### EXERCISE AIM
Everything in the data should be repeated exactly, save for the images.

--- Start of SUPPLIED MATERIAL ---

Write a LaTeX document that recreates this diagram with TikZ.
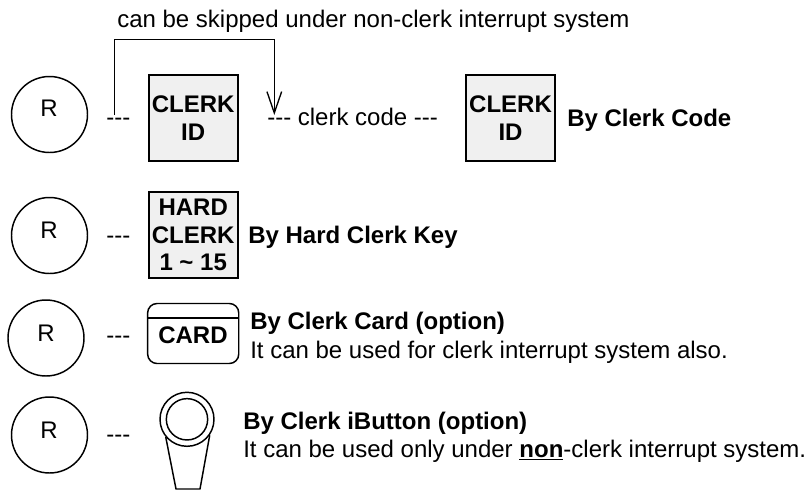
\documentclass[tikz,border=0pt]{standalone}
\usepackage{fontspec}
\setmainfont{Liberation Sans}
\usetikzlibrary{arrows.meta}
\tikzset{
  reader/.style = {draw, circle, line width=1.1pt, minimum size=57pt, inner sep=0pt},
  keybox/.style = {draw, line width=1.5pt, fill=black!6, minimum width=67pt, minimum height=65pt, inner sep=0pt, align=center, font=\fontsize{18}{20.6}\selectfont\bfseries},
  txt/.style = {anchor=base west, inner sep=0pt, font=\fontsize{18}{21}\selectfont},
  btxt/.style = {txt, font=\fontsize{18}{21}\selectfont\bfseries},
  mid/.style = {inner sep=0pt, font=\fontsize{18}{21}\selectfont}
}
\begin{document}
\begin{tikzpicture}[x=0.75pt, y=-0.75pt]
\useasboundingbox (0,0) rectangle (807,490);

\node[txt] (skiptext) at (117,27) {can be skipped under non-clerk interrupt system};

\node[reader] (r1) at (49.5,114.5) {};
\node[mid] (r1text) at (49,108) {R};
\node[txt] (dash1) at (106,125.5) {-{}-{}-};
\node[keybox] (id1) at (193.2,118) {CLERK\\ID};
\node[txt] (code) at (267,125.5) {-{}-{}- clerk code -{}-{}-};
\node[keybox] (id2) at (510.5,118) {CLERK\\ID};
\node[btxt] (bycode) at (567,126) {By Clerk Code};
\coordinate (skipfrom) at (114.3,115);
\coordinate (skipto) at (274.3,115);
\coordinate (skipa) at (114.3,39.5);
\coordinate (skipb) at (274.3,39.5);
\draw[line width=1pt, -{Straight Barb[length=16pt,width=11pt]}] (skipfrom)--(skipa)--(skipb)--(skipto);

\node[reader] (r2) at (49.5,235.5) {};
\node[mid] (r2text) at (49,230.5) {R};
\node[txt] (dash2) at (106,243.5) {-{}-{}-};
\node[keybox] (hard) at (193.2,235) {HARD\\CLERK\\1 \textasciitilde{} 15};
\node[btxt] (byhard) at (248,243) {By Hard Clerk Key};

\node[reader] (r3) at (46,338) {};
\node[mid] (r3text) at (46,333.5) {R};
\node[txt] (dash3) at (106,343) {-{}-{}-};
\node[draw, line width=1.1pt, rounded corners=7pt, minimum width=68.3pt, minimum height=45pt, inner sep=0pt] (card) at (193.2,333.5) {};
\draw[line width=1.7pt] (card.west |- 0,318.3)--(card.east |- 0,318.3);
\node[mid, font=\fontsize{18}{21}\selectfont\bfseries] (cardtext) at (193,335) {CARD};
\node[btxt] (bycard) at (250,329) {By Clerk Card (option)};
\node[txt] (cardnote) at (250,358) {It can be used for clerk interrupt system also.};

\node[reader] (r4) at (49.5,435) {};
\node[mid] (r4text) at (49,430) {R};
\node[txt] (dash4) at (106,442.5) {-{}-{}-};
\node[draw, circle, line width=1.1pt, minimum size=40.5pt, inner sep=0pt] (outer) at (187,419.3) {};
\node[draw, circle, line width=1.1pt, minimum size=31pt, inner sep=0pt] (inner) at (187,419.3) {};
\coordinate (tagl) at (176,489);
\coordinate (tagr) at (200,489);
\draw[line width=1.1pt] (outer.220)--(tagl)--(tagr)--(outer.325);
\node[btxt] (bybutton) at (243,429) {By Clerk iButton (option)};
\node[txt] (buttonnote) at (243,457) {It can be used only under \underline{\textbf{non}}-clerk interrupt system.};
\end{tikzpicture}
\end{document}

--- End of SUPPLIED MATERIAL ---

### TASK RESPONSE
Write a LaTeX document that recreates this diagram with TikZ.
\documentclass[tikz,border=0pt]{standalone}
\usepackage{fontspec}
\setmainfont{Liberation Sans}
\usetikzlibrary{arrows.meta}
\tikzset{
  reader/.style = {draw, circle, line width=1.1pt, minimum size=57pt, inner sep=0pt},
  keybox/.style = {draw, line width=1.5pt, fill=black!6, minimum width=67pt, minimum height=65pt, inner sep=0pt, align=center, font=\fontsize{18}{20.6}\selectfont\bfseries},
  txt/.style = {anchor=base west, inner sep=0pt, font=\fontsize{18}{21}\selectfont},
  btxt/.style = {txt, font=\fontsize{18}{21}\selectfont\bfseries},
  mid/.style = {inner sep=0pt, font=\fontsize{18}{21}\selectfont}
}
\begin{document}
\begin{tikzpicture}[x=0.75pt, y=-0.75pt]
\useasboundingbox (0,0) rectangle (807,490);

\node[txt] (skiptext) at (117,27) {can be skipped under non-clerk interrupt system};

\node[reader] (r1) at (49.5,114.5) {};
\node[mid] (r1text) at (49,108) {R};
\node[txt] (dash1) at (106,125.5) {-{}-{}-};
\node[keybox] (id1) at (193.2,118) {CLERK\\ID};
\node[txt] (code) at (267,125.5) {-{}-{}- clerk code -{}-{}-};
\node[keybox] (id2) at (510.5,118) {CLERK\\ID};
\node[btxt] (bycode) at (567,126) {By Clerk Code};
\coordinate (skipfrom) at (114.3,115);
\coordinate (skipto) at (274.3,115);
\coordinate (skipa) at (114.3,39.5);
\coordinate (skipb) at (274.3,39.5);
\draw[line width=1pt, -{Straight Barb[length=16pt,width=11pt]}] (skipfrom)--(skipa)--(skipb)--(skipto);

\node[reader] (r2) at (49.5,235.5) {};
\node[mid] (r2text) at (49,230.5) {R};
\node[txt] (dash2) at (106,243.5) {-{}-{}-};
\node[keybox] (hard) at (193.2,235) {HARD\\CLERK\\1 \textasciitilde{} 15};
\node[btxt] (byhard) at (248,243) {By Hard Clerk Key};

\node[reader] (r3) at (46,338) {};
\node[mid] (r3text) at (46,333.5) {R};
\node[txt] (dash3) at (106,343) {-{}-{}-};
\node[draw, line width=1.1pt, rounded corners=7pt, minimum width=68.3pt, minimum height=45pt, inner sep=0pt] (card) at (193.2,333.5) {};
\draw[line width=1.7pt] (card.west |- 0,318.3)--(card.east |- 0,318.3);
\node[mid, font=\fontsize{18}{21}\selectfont\bfseries] (cardtext) at (193,335) {CARD};
\node[btxt] (bycard) at (250,329) {By Clerk Card (option)};
\node[txt] (cardnote) at (250,358) {It can be used for clerk interrupt system also.};

\node[reader] (r4) at (49.5,435) {};
\node[mid] (r4text) at (49,430) {R};
\node[txt] (dash4) at (106,442.5) {-{}-{}-};
\node[draw, circle, line width=1.1pt, minimum size=40.5pt, inner sep=0pt] (outer) at (187,419.3) {};
\node[draw, circle, line width=1.1pt, minimum size=31pt, inner sep=0pt] (inner) at (187,419.3) {};
\coordinate (tagl) at (176,489);
\coordinate (tagr) at (200,489);
\draw[line width=1.1pt] (outer.220)--(tagl)--(tagr)--(outer.325);
\node[btxt] (bybutton) at (243,429) {By Clerk iButton (option)};
\node[txt] (buttonnote) at (243,457) {It can be used only under \underline{\textbf{non}}-clerk interrupt system.};
\end{tikzpicture}
\end{document}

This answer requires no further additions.